- Klondike Hotel
- U.S. National Register of Historic Places
- Location: 332 3rd St. Manilla, Iowa
- Coordinates: 41°53′26″N 95°14′04″W﻿ / ﻿41.89056°N 95.23444°W
- Built: 1897
- Built by: H.J. Kopak
- Architectural style: Italianate
- NRHP reference No.: 96001060
- Added to NRHP: October 3, 1996

= Klondike Hotel =

The Klondike Hotel, also known as the Park Hotel, is a historic building located in Manilla, Iowa, United States. The economic fortunes of Manilla rose and fell with the Chicago, Milwaukee, St. Paul and Pacific Railroad. The two-story, frame, Italianate style hotel was built by H.J. Kopak in 1897. F.M. Offineer was its first owner. The building features a hipped roof, bracketed eaves, and a full-length front porch.

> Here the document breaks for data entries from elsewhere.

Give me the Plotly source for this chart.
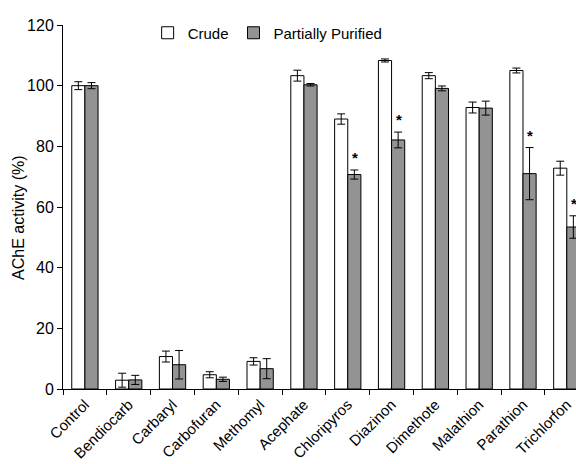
import plotly.graph_objects as go

categories = ["Control", "Bendiocarb", "Carbaryl", "Carbofuran", "Methomyl", "Acephate",
              "Chloripyros", "Diazinon", "Dimethote", "Malathion", "Parathion", "Trichlorfon"]
crude = [100.0, 2.9, 10.7, 4.7, 9.1, 103.3, 89.0, 108.3, 103.3, 92.8, 105.0, 72.8]
crude_err = [1.3, 2.3, 1.8, 1.0, 1.2, 1.8, 1.7, 0.5, 1.0, 1.8, 0.8, 2.3]
purified = [100.0, 3.0, 8.0, 3.2, 6.7, 100.3, 70.7, 82.1, 99.1, 92.6, 71.0, 53.4]
purified_err = [1.0, 1.5, 4.7, 0.7, 3.3, 0.4, 1.5, 2.6, 0.8, 2.3, 8.6, 3.7]
significant = [False, False, False, False, False, False, True, True, False, False, True, True]
y_title = "AChE activity (%)"

FONT = "Arial, Liberation Sans, sans-serif"

fig = go.Figure()
fig.add_trace(go.Bar(
    x=categories, y=crude, name="Crude",
    marker=dict(color="white", line=dict(color="black", width=1)),
    error_y=dict(type="data", array=crude_err, color="black", thickness=1, width=4),
))
fig.add_trace(go.Bar(
    x=categories, y=purified, name="Partially Purified",
    marker=dict(color="#939393", line=dict(color="black", width=1)),
    error_y=dict(type="data", array=purified_err, color="black", thickness=1, width=4),
))

for c, v, e, s in zip(categories, purified, purified_err, significant):
    if s:
        fig.add_annotation(x=c, y=v + e, text="<b>*</b>", showarrow=False,
                           xshift=7, yshift=2, yanchor="bottom",
                           font=dict(family=FONT, size=15, color="black"))

fig.add_annotation(text=y_title, xref="paper", yref="paper", x=-0.0858, y=0.47,
                   textangle=-90, showarrow=False, xanchor="center", yanchor="middle",
                   font=dict(family=FONT, size=16, color="black"))

fig.update_layout(
    width=576, height=464,
    margin=dict(l=63, r=0, t=25, b=75, autoexpand=False),
    plot_bgcolor="white", paper_bgcolor="white",
    barmode="group", bargap=0.4, bargroupgap=0,
    font=dict(family=FONT, size=15, color="black"),
    legend=dict(orientation="h", x=0.165, y=0.978, xanchor="left", yanchor="middle",
                font=dict(family=FONT, size=15), bgcolor="rgba(0,0,0,0)",
                itemwidth=30, traceorder="normal"),
    showlegend=True,
)
fig.update_xaxes(
    type="category", range=[-0.5, 11.21], tickangle=-45, automargin=False,
    showline=True, linecolor="black", linewidth=1,
    ticks="outside", tickson="boundaries", ticklen=5, tickcolor="black",
    showgrid=False, tickfont=dict(family=FONT, size=15),
)
fig.update_yaxes(
    range=[0, 120], dtick=20, showline=True, linecolor="black", linewidth=1,
    ticks="outside", ticklen=5, tickcolor="black", showgrid=False, zeroline=False,
    automargin=False,
    tickfont=dict(family=FONT, size=16),
)

fig.write_html(
    "out.html",
    config={"displayModeBar": False},
    post_script="document.body.style.margin='0';document.body.style.overflow='hidden';",
)
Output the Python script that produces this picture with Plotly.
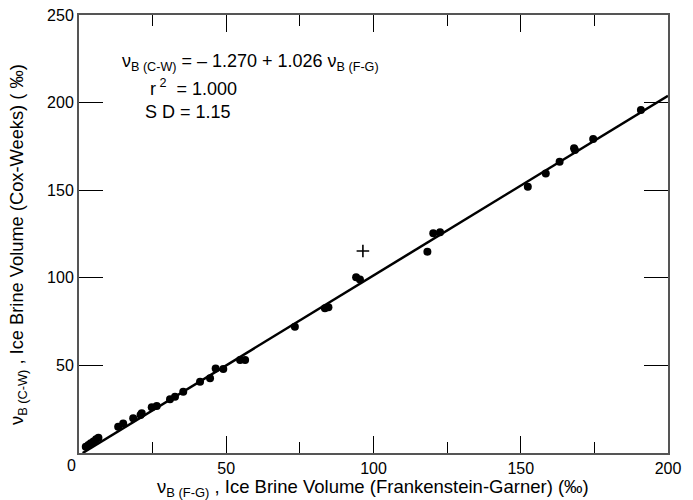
import numpy as np
import plotly.graph_objects as go

# Data
x_fg = [2.3, 3.2, 4.0, 4.9, 5.8, 6.6, 13.3, 15.0, 18.4, 20.9, 21.3, 24.7, 26.4,
        30.9, 32.6, 35.4, 41.1, 44.5, 46.4, 49.0, 54.7, 56.4, 73.3, 83.5, 84.7,
        94.1, 95.4, 118.3, 120.3, 122.6, 152.4, 158.5, 163.2, 168.1, 168.4,
        174.6, 190.8]
y_cw = [3.6, 4.6, 5.5, 6.5, 7.8, 8.7, 15.0, 16.9, 19.8, 21.7, 22.7, 26.1, 26.8,
        30.7, 32.1, 35.0, 40.7, 42.6, 48.3, 47.9, 53.1, 53.1, 72.1, 82.6, 83.2,
        100.3, 99.1, 114.9, 125.4, 126.0, 152.0, 159.6, 166.3, 173.9, 172.9,
        179.2, 195.8]
outlier_x = [96.4]
outlier_y = [115.3]

fit_intercept = -1.270
fit_slope = 1.026
fit_x_start = -fit_intercept / fit_slope
fit_x_end = 200.0

x_major_ticks = [0, 50, 100, 150, 200]
y_major_ticks = [0, 50, 100, 150, 200, 250]

FONT = "Liberation Sans, Arial, sans-serif"

fx = np.array([fit_x_start, fit_x_end])
fy = fit_intercept + fit_slope * fx

fig = go.Figure()
fig.add_trace(go.Scatter(x=fx, y=fy, mode="lines",
                         line=dict(color="black", width=2.5),
                         hoverinfo="skip", showlegend=False))
fig.add_trace(go.Scatter(x=x_fg, y=y_cw, mode="markers",
                         marker=dict(color="black", size=8, symbol="circle"),
                         showlegend=False))
fig.add_trace(go.Scatter(x=outlier_x, y=outlier_y, mode="markers",
                         marker=dict(color="black", size=9, symbol="cross-thin",
                                     line=dict(color="black", width=1.6)),
                         showlegend=False))

fig.update_layout(
    width=693, height=500,
    margin=dict(l=79, r=25, t=15, b=47),
    plot_bgcolor="white", paper_bgcolor="white",
    font=dict(family=FONT, size=16, color="black"),
    showlegend=False,
)

fig.update_xaxes(
    range=[0, 200], tickvals=x_major_ticks,
    ticktext=["", "50", "100", "150", "200"],
    ticks="inside", ticklen=17, tickwidth=1.3, tickcolor="black",
    minor=dict(dtick=25, tick0=0, ticks="inside", ticklen=11,
               tickwidth=1.3, tickcolor="black"),
    showline=True, linecolor="#555555", linewidth=2, mirror="ticks",
    showgrid=False, zeroline=False, automargin=False,
    tickfont=dict(size=16),
    title=dict(text=""),
)
fig.update_yaxes(
    range=[0, 250], tickvals=y_major_ticks,
    ticktext=["", "50", "100", "150", "200", "250"],
    ticks="inside", ticklen=24, tickwidth=1.3, tickcolor="black",
    showline=True, linecolor="#555555", linewidth=2, mirror="ticks",
    showgrid=False, zeroline=False, automargin=False,
    tickfont=dict(size=16),
    title=dict(text=""),
)

def px_to_paper(px, py):
    return (px - 79) / 589, (453 - py) / 438

# corner zero label
zx, zy = px_to_paper(71, 465)
fig.add_annotation(x=zx, y=zy, xref="paper", yref="paper", text="0",
                   showarrow=False, font=dict(size=16),
                   xanchor="center", yanchor="middle")

# axis titles
x_title = "ν<sub>B (F-G)</sub> , Ice Brine Volume (Frankenstein-Garner) (‰)"
y_title = "ν<sub>B (C-W)</sub> , Ice Brine Volume (Cox-Weeks) ( ‰)"
tx, ty = px_to_paper(373, 488)
fig.add_annotation(x=tx, y=ty, xref="paper", yref="paper", text=x_title,
                   showarrow=False, font=dict(size=18.5),
                   xanchor="center", yanchor="middle")
tx, ty = px_to_paper(18, 245)
fig.add_annotation(x=tx, y=ty, xref="paper", yref="paper", text=y_title,
                   showarrow=False, font=dict(size=18.3), textangle=-90,
                   xanchor="center", yanchor="middle")

eq_lines = [
    (120, 62, "ν<sub>B (C-W)</sub> = – 1.270 + 1.026 ν<sub>B (F-G)</sub>"),
    (148, 88, "r<sup> 2</sup>  = 1.000"),
    (143, 112, "S D = 1.15"),
]
for px, py, t in eq_lines:
    ax_, ay_ = px_to_paper(px, py)
    fig.add_annotation(x=ax_, y=ay_, xref="paper", yref="paper", text=t,
                       showarrow=False, font=dict(size=18),
                       xanchor="left", yanchor="middle")

fig.write_html("out.html")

It was built a block away from the Milwaukee depot. It served both passengers and crews from trains that had an overnight layover in Manilla. In the early 20th-century Manilla became the junction on the Milwaukee's mainline across Iowa where trains continued on to Omaha or on to the Pacific extension through South Dakota and across the American West. The hotel's name was changed to the Park Hotel in 1903, and an addition was built onto the rear of the hotel in 1905. It went through a succession of owners, and its financial success was dependent on the business brought to it by the railroad. The hotel was listed on the National Register of Historic Places in 1996.